When I was in the Holy Land last July, one of the best parts of the trip was hearing the different perspectives of all the other pilgrims in my group. One thing that especially stood out to me was from the day that we visited the Holy Sepulcher- the tomb where Jesus had lain for three days.

Leading up to our Mass inside the tomb, we had woken up early to carry a cross through the streets of Jerusalem, following the Via Dolorosa, which was the path Jesus followed on His way to the crucifixion. We went through the Stations of the Cross, ending outside of the Holy Sepulchre.

Inside, we prayed upon the stone where Jesus’ body had been prepared for burial, and briefly saw Golgotha, the place of the crucifixion. We later had time to visit Golgotha, but first had to hurry to the tomb for our allotted Mass Time.

The majority of us were quite emotional during the Mass, as the Via Dolorosa moved us in a new way. Similar to watching a movie like Schindlers List, it gave us a new perspective on the Crucifixion that widened our understanding and deepened our feelings on the story we’ve heard year after year on Good Friday.

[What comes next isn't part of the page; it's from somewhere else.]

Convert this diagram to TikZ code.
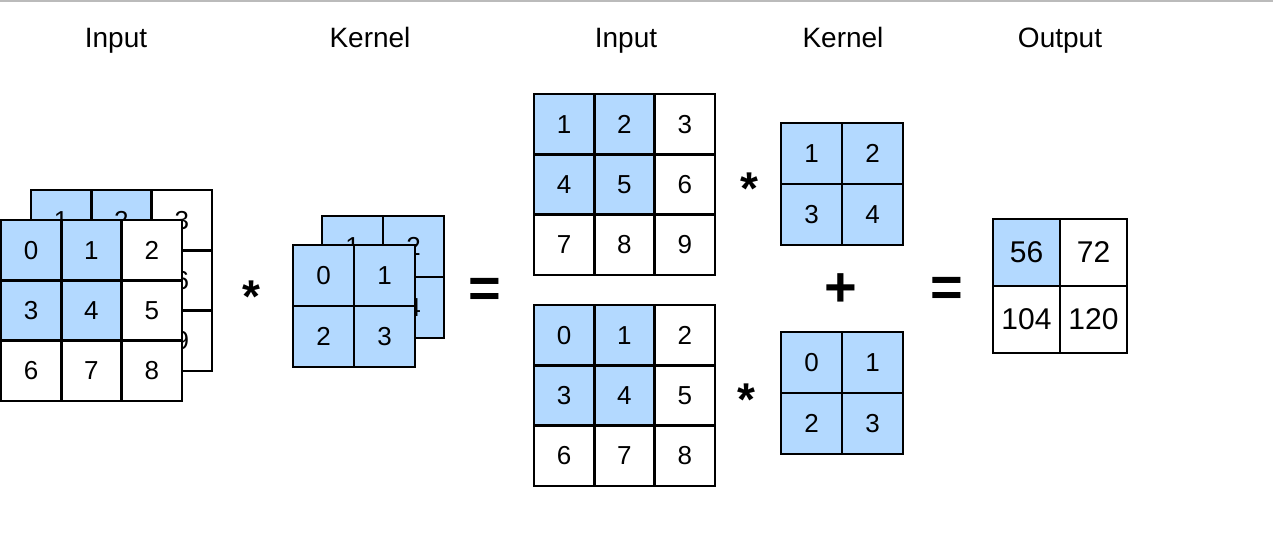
\documentclass[tikz,border=0pt]{standalone}
\usepackage{fontspec}
\setmainfont{Liberation Sans}
\definecolor{cblue}{RGB}{179,217,255}
\definecolor{topline}{RGB}{187,187,187}
\tikzset{
  cellbox/.style={draw=black, line width=2.7pt, outer sep=0pt, inner sep=0pt, anchor=north west},
  lbl/.style={font=\fontsize{28}{28}\selectfont, anchor=base, inner sep=0pt},
  opsym/.style={font=\bfseries\fontsize{56}{56}\selectfont, anchor=base, inner sep=0pt},
  astsym/.style={font=\bfseries\fontsize{46}{46}\selectfont, anchor=base, inner sep=0pt}
}
% #1 prefix, #2 x0, #3 y0, #4 cell, #5 font size, #6 entries col/row/text/fill
\newcommand{\cellgrid}[6]{%
  \foreach \cc/\rr/\tt/\ff [count=\ii] in {#6} {
    \node[cellbox, minimum size=#4pt, fill=\ff, font=\fontsize{#5}{#5}\selectfont] (#1\ii) at ({#2+\cc*#4},{#3+\rr*#4}) {\tt};
  }}
\begin{document}
\begin{tikzpicture}[x=1pt,y=-1pt]
\useasboundingbox (0,0) rectangle (1273,544);
\coordinate (tl) at (0,1);
\coordinate (tr) at (1273,1);
\draw[topline, line width=2pt] (tl) -- (tr);
% labels
\node[lbl] (l1) at (116,47) {Input};
\node[lbl] (l2) at (370,47) {Kernel};
\node[lbl] (l3) at (626,47) {Input};
\node[lbl] (l4) at (843,47) {Kernel};
\node[lbl] (l5) at (1060,47) {Output};
% left stacked input
\cellgrid{bi}{31}{190}{60.3}{26}{0/0/1/cblue,1/0/2/cblue,2/0/3/white,0/1/4/cblue,1/1/5/cblue,2/1/6/white,0/2/7/white,1/2/8/white,2/2/9/white}
\cellgrid{fi}{1}{220}{60.3}{26}{0/0/0/cblue,1/0/1/cblue,2/0/2/white,0/1/3/cblue,1/1/4/cblue,2/1/5/white,0/2/6/white,1/2/7/white,2/2/8/white}
% left stacked kernel
\cellgrid{bk}{322}{216}{61}{26}{0/0/1/cblue,1/0/2/cblue,0/1/3/cblue,1/1/4/cblue}
\cellgrid{fk}{293}{245}{61}{26}{0/0/0/cblue,1/0/1/cblue,0/1/2/cblue,1/1/3/cblue}
% right inputs
\cellgrid{ti}{534}{94}{60.3}{26}{0/0/1/cblue,1/0/2/cblue,2/0/3/white,0/1/4/cblue,1/1/5/cblue,2/1/6/white,0/2/7/white,1/2/8/white,2/2/9/white}
\cellgrid{di}{534}{305}{60.3}{26}{0/0/0/cblue,1/0/1/cblue,2/0/2/white,0/1/3/cblue,1/1/4/cblue,2/1/5/white,0/2/6/white,1/2/7/white,2/2/8/white}
% right kernels
\cellgrid{tk}{781}{123}{61}{26}{0/0/1/cblue,1/0/2/cblue,0/1/3/cblue,1/1/4/cblue}
\cellgrid{dk}{781}{332}{61}{26}{0/0/0/cblue,1/0/1/cblue,0/1/2/cblue,1/1/3/cblue}
% output
\cellgrid{out}{993}{219}{67}{30}{0/0/56/cblue,1/0/72/white,0/1/104/white,1/1/120/white}
% operators
\node[astsym] (a1) at (251,312) {*};
\node[astsym] (a2) at (749,204) {*};
\node[astsym] (a3) at (746,415) {*};
\node[opsym] (e1) at (485,307) {=};
\node[opsym] (e2) at (947,306) {=};
\node[opsym] (p1) at (841,306) {+};
\end{tikzpicture}
\end{document}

Later in the day, I was speaking to one of the other pilgrims in our group, my now-friend Grace. She explained to me that during the Mass in the tomb, she felt an overwhelming sense of joy: the joy of the Resurrection. She said she felt weird at the time, trying to suppress a smile while the rest of us were weeping, and how she just felt this intense joy the whole time.


Now, while I am a cradle Catholic who wholeheartedly believes in the Resurrection, I must say I did not understand her emotion. I’ve always loved the Easter Vigil Mass, but other than that, I never really liked Easter itself all that much. The main reason I liked it was because it meant Lent was over, and we could now sing the Gloria and Alleluia and have the bells rung at Mass.


After my trip to the Holy Land, Advent and Christmas were completely different for me. Honestly, pretty much everything was different for me. So I was hoping that this Lent and Easter also feel brand new, and maybe I would appreciate the resurrection more. But as I journeyed through Lent, I mainly felt the same, wondering what Grace had meant when she said she felt the joy of the resurrection.


Unfortunately, during Lent, my Great-Grandmother (Granny) became quite ill and was placed in hospice care. I am so blessed that all of my grandparents are still alive, and I even have personal memories of five(!!) of my great-grandparents. There have been a few deaths in my life that were hard on me, but none of those were people that I knew to be Catholic or even religious.

While Granny was in hospice, it was devastating to continue to see her deteriorate. She lived a long and beautiful life, and lived to see all of her great-grandchildren reach high school and beyond. We all hoped Jesus would take her home swiftly in the night, so she could dance with her husband again.

As I frequently visited my Granny “in the facility” (as she called it), her faith remained unshakeable. There was one day when she seemed to be in a sort of dream-state (probably due to her painkillers), and nothing she mumbled made any sense. But once, she woke up for a moment, saw my uncle and me sitting with her, and said, clear as day, “thank the Lord in heaven for all my beautiful blessings” and fell back asleep.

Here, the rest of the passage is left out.